When I first got to Harvard, I was set on being a Government concentrator, and I did end up declaring Government my sophomore year. At some point I realized that I had taken way more WGS classes than Gov classes and that I had enjoyed them so much more. Even for my non-WGS classes, I was focusing almost all of my papers and projects on WGS-related themes. It was not a hard decision to make when I officially switched my concentration to WGS.
After taking Laura Johnson’s class, "Gender and Sports," my sophomore year, I instantly knew that was what I wanted to focus my studies on. I wrote my junior paper on women’s rugby and my senior capstone paper on resources available to women in skateboarding. WGS allowed me to write papers on rugby and skateboarding, two of my favorite things. How awesome is that?
In post-college life, my WGS education has definitely played a huge role. For my first 2.5 years after college, I ran the Portland chapter of a non-profit called Skate Like a Girl that seeks to empower women and girls through skateboarding. I actually found out about the organization through my research on my capstone project.

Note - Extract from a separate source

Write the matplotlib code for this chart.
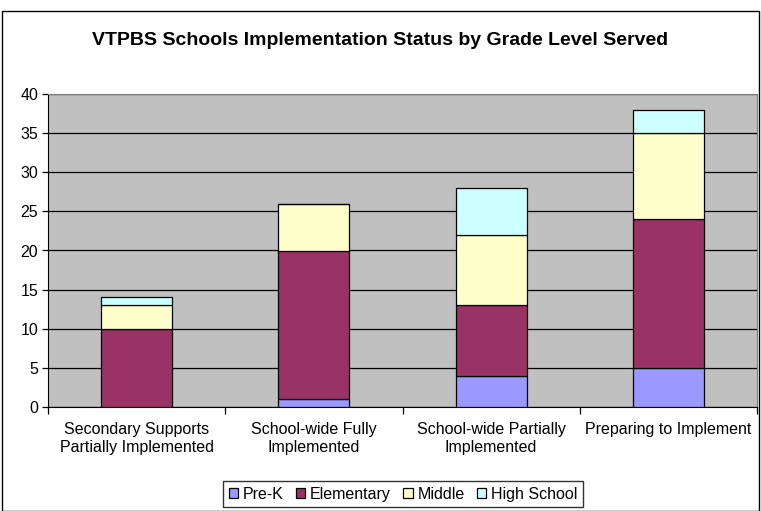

Other than getting to share my love of skateboarding with a bunch of six-year-old girls, one of my favorite parts of the job was that I had the perfect answer for all the people who snidely asked me what exactly I planned to do with my WGS degree.
In the long-term, I am working to be an independent filmmaker. My first documentary project was on the experiences of women who have done solo bicycle tours, which is very much in line with the academic focus of gender and sports that I chose in college. I'm currently developing a scripted web series that touches on the topics of queerness and mental health. WGS has had a huge impact on the way I see the world around me and I am sure that many of my future projects will also bear the influence of my time as a WGS concentrator.